The spill galvanized people in Santa Barbara who have had oil drilling around in their community for nearly half a century, with many pointing to this latest spill, no matter how relatively modest, as a reason the practice should be ended. They gathered around the Santa Barbara courthouse, holding placards in protest.Plains All American operates through the United States and Canada, running 18,000 miles of pipelines and a terminal networks that carry and store four million barrels of oil and natural gas liquids daily. It reported $878 million in profit last year.
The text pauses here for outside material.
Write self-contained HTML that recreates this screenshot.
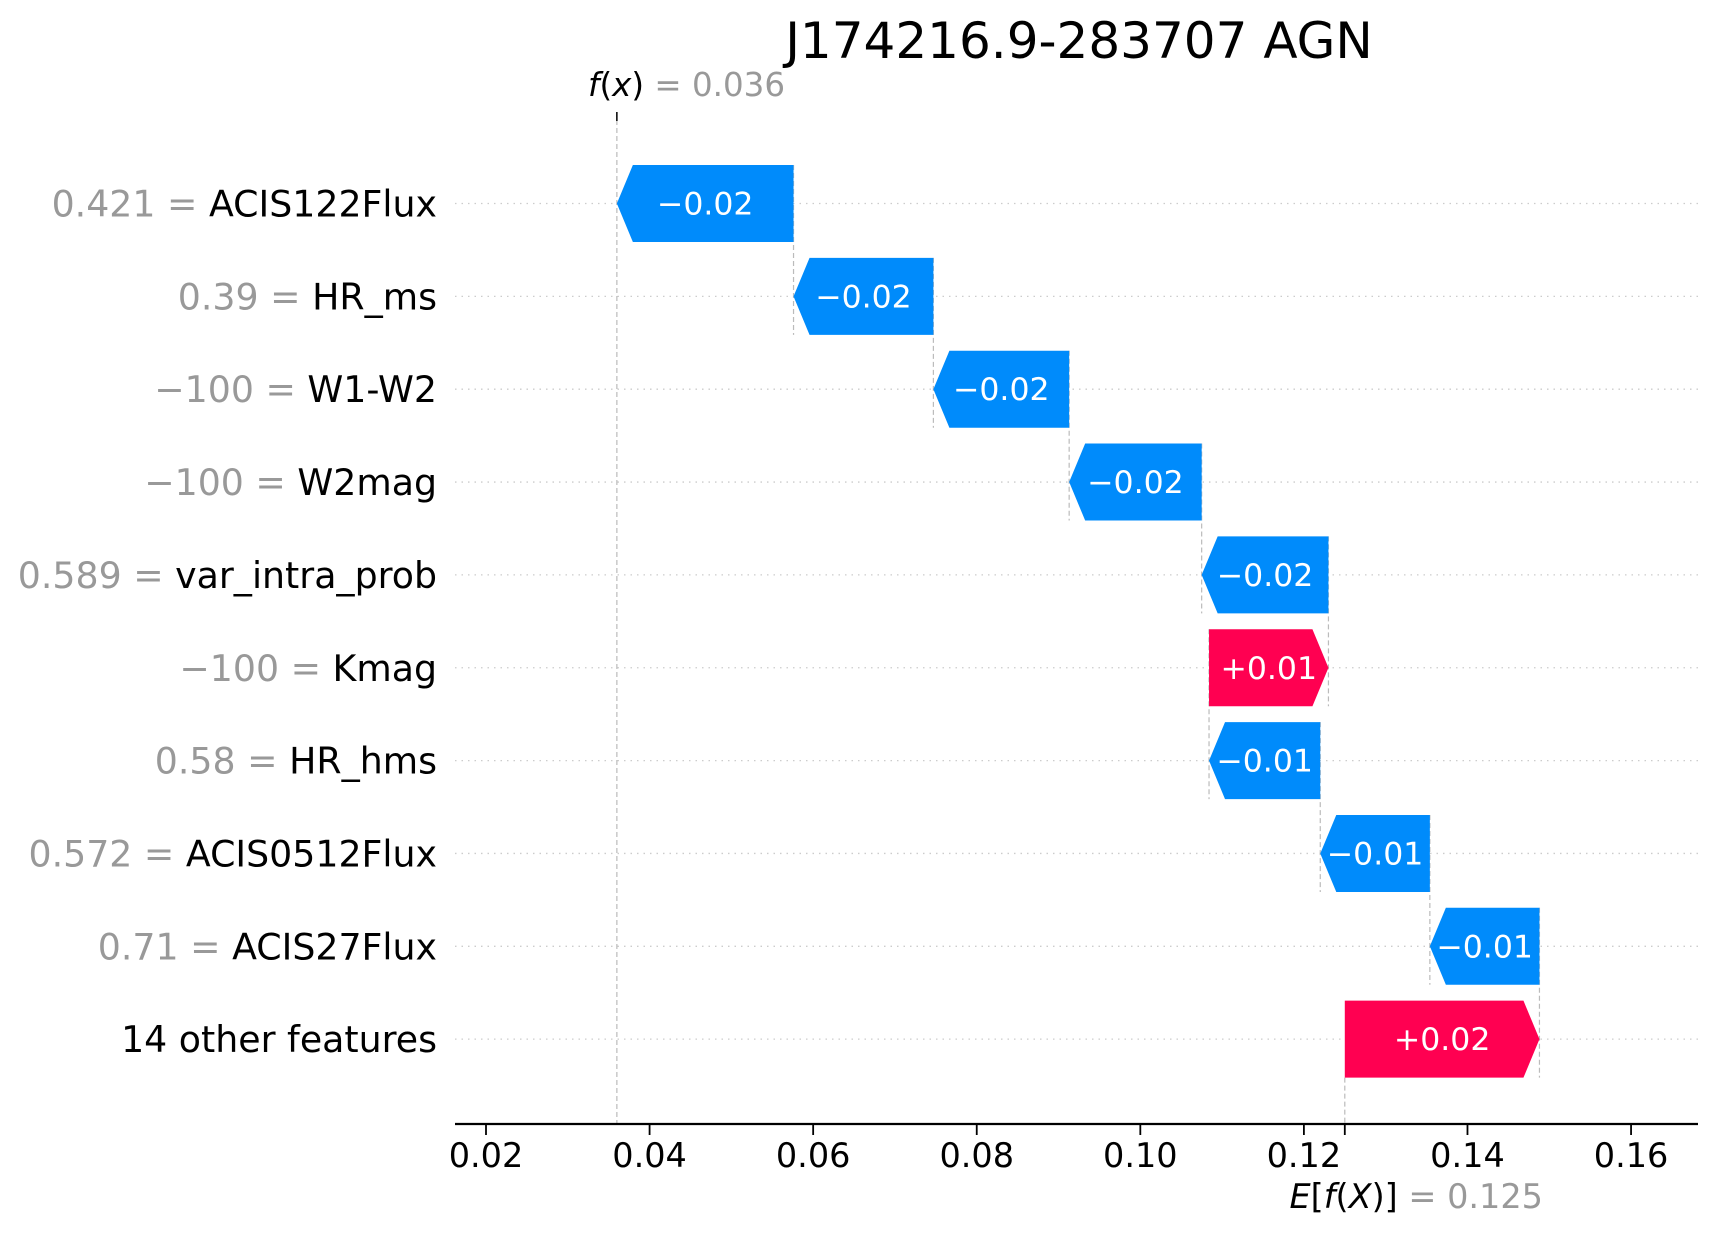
<!DOCTYPE html>
<html><head><meta charset="utf-8"><style>
body{margin:0;background:#fff}
svg{display:block;font-family:"DejaVu Sans","Liberation Sans",sans-serif}
</style></head><body>
<svg id="chart" width="1716" height="1236" viewBox="0 0 1716 1236" xmlns="http://www.w3.org/2000/svg">
<text x="1079" y="58" font-size="50" text-anchor="middle" fill="#000">J174216.9-283707 AGN</text>
<g id="grid"></g><g id="conn"></g><g id="bars"></g><g id="labels"></g><g id="axis"></g>
</svg>
<script>
const features = ["ACIS122Flux","HR_ms","W1-W2","W2mag","var_intra_prob","Kmag","HR_hms","ACIS0512Flux","ACIS27Flux","14 other features"];
const featureValues = ["0.421","0.39","\u2212100","\u2212100","0.589","\u2212100","0.58","0.572","0.71",""];
const shapValues = [-0.0216,-0.0171,-0.0166,-0.0162,-0.0155,0.0146,-0.0136,-0.0134,-0.0134,0.0238];
const barLabels = ["\u22120.02","\u22120.02","\u22120.02","\u22120.02","\u22120.02","+0.01","\u22120.01","\u22120.01","\u22120.01","+0.02"];
const baseValue = 0.125;
const fx = 0.036;
const ticks = [0.02,0.04,0.06,0.08,0.10,0.12,0.14,0.16];
const tickLabels = ["0.02","0.04","0.06","0.08","0.10","0.12","0.14","0.16"];

const NS="http://www.w3.org/2000/svg";
const X=v=>486+(v-0.02)*8179;
const Y=i=>203.5+i*92.85;
const H=77, AX=1124, L=455, R=1698;
function mk(t,a,p){const e=document.createElementNS(NS,t);for(const k in a)e.setAttribute(k,a[k]);document.getElementById(p).appendChild(e);return e;}
const n=features.length;
const start=new Array(n), end=new Array(n);
let cur=baseValue;
for(let i=n-1;i>=0;i--){start[i]=cur;end[i]=cur+shapValues[i];cur=end[i];}
for(let i=0;i<n;i++){
  const g=mk('line',{x1:L,x2:R,y1:Y(i),y2:Y(i),stroke:'#ccc','stroke-width':1.3,'stroke-dasharray':'1.5 5'},'grid');
  
  
}
for(let i=0;i<n-1;i++){
  const c=mk('line',{x1:X(start[i]),x2:X(start[i]),y1:Y(i)-H/2,y2:Y(i+1)+H/2,stroke:'#bbb','stroke-width':1.2,'stroke-dasharray':'5 3'},'conn');
  
  
}
const fl=mk('line',{x1:X(fx),x2:X(fx),y1:112,y2:AX,stroke:'#bbb','stroke-width':1.2,'stroke-dasharray':'5 3'},'conn');


const el=mk('line',{x1:X(baseValue),x2:X(baseValue),y1:Y(n-1)+H/2,y2:AX,stroke:'#bbb','stroke-width':1.2,'stroke-dasharray':'5 3'},'conn');


const ft=mk('line',{x1:X(fx),x2:X(fx),y1:112,y2:121,stroke:'#000','stroke-width':1.5},'axis');


for(let i=0;i<n;i++){
  const y=Y(i), t=y-H/2, b=y+H/2, hw=16;
  let pts, col;
  if(shapValues[i]<0){
    const xl=X(end[i]), xr=X(start[i]);
    pts=`${xl},${y} ${xl+hw},${t} ${xr},${t} ${xr},${b} ${xl+hw},${b}`; col='#008bfb';
  } else {
    const xl=X(start[i]), xr=X(end[i]);
    pts=`${xl},${t} ${xr-hw},${t} ${xr},${y} ${xr-hw},${b} ${xl},${b}`; col='#ff0051';
  }
  const p=mk('polygon',{points:pts,fill:col},'bars');
  
  
  const cx=(X(start[i])+X(end[i]))/2;
  const tx=mk('text',{x:cx,y:y+11,'font-size':31.5,'text-anchor':'middle',fill:'#fff'},'bars');
  tx.textContent=barLabels[i];
  
  
  const lb=mk('text',{x:437,y:y+13,'font-size':36.3,'text-anchor':'end',fill:'#000'},'labels');
  
  
  if(featureValues[i]!==''){
    const s1=document.createElementNS(NS,'tspan');s1.setAttribute('fill','#999');s1.textContent=featureValues[i]+' = ';lb.appendChild(s1);
  }
  const s2=document.createElementNS(NS,'tspan');s2.textContent=features[i];lb.appendChild(s2);
}
const ax=mk('line',{x1:L,x2:R,y1:AX,y2:AX,stroke:'#000','stroke-width':2.2},'axis');


ticks.forEach((v,k)=>{
  const tk=mk('line',{x1:X(v),x2:X(v),y1:AX,y2:AX+11,stroke:'#000','stroke-width':1.8},'axis');
  
  
  const tl=mk('text',{x:X(v),y:1167,'font-size':33.5,'text-anchor':'middle',fill:'#000'},'axis');
  tl.textContent=tickLabels[k];
  
  
});
const et=mk('line',{x1:X(baseValue),x2:X(baseValue),y1:AX,y2:AX+11,stroke:'#000','stroke-width':1.8},'axis');


const eL=mk('text',{x:1543,y:1208,'font-size':33.5,'text-anchor':'end',fill:'#000'},'axis');


eL.innerHTML='<tspan font-style="italic">E</tspan>[<tspan font-style="italic">f</tspan>(<tspan font-style="italic">X</tspan>)] <tspan fill="#999">= '+baseValue.toFixed(3)+'</tspan>';
const fL=mk('text',{x:588,y:96,'font-size':32.5,'text-anchor':'start',fill:'#000'},'axis');


fL.innerHTML='<tspan font-style="italic">f</tspan>(<tspan font-style="italic">x</tspan>) <tspan fill="#999">= '+fx.toFixed(3)+'</tspan>';
</script>
</body></html>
According to the federal Pipeline and Hazardous Materials Safety Administration, the overall pipeline system run by the Plains All American subsidiary that operates the damaged pipe was responsible for nearly $24 million in property damages in over 175 oil pipeline spills and incidents, including 11 in California, over the last 10 years. It was fined $284,500 in enforcement actions. The subsidiary runs a total of 6,437 miles of pipeline in 16 states, 20 percent in California.
“Plains Pipeline had a 14 percent higher rate of incidents per mile of pipeline than the national average rate,” said Carl Weimer, executive director of the Pipeline Safety Trust, a nonprofit watchdog group.